Task instructions: Repeat exactly the lines of the listing below, please, starting with the first and ending with the line containing "from matplotlib.lines import Line2D"; leave out the rest.
......
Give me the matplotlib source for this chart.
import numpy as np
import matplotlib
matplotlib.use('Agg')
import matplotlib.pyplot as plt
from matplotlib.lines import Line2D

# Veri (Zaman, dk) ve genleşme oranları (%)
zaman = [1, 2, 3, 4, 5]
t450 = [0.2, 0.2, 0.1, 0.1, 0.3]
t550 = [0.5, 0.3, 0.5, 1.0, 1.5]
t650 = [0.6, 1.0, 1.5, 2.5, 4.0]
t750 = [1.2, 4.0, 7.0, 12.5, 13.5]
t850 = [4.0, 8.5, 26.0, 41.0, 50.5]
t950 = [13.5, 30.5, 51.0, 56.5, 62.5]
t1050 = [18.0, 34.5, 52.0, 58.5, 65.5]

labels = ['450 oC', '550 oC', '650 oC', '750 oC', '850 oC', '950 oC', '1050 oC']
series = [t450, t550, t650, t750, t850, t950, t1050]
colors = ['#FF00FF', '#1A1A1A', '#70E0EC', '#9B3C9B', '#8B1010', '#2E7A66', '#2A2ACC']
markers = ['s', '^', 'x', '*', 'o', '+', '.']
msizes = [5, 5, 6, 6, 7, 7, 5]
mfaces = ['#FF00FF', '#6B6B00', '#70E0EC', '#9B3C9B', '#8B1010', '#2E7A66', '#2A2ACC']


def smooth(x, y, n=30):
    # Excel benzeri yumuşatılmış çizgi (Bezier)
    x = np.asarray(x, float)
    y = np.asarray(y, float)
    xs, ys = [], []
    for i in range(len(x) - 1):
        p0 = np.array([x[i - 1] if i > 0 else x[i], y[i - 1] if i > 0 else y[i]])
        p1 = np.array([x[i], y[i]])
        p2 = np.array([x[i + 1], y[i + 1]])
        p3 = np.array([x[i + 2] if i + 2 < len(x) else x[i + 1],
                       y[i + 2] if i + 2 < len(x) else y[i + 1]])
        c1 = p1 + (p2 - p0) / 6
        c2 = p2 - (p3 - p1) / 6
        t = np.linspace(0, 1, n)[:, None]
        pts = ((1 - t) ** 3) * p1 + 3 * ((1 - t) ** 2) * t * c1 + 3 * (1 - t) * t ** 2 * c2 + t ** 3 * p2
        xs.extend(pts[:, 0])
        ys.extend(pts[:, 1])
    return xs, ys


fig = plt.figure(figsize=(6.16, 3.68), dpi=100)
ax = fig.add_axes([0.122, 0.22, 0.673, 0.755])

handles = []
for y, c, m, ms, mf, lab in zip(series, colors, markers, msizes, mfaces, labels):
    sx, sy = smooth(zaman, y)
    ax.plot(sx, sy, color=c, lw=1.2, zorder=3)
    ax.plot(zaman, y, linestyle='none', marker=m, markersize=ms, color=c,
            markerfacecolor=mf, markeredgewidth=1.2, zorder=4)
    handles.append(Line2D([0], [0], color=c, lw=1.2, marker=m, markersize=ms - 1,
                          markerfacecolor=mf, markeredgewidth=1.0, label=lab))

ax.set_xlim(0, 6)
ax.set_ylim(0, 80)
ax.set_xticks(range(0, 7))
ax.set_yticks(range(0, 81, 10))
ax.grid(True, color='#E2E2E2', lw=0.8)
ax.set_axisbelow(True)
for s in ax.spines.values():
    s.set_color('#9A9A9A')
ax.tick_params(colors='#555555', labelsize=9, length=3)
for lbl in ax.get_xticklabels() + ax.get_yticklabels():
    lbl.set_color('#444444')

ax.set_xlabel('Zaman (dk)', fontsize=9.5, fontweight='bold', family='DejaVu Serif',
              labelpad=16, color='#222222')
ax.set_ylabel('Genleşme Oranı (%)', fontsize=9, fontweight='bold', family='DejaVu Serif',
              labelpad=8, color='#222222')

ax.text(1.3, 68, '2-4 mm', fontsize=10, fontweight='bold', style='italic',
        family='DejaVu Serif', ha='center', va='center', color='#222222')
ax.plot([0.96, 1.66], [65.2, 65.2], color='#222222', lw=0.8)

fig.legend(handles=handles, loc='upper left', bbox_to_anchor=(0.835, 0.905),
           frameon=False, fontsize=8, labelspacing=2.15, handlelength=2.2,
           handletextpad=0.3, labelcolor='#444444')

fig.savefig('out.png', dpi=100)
......
Worked answer:
Give me the matplotlib source for this chart.
import numpy as np
import matplotlib
matplotlib.use('Agg')
import matplotlib.pyplot as plt
from matplotlib.lines import Line2D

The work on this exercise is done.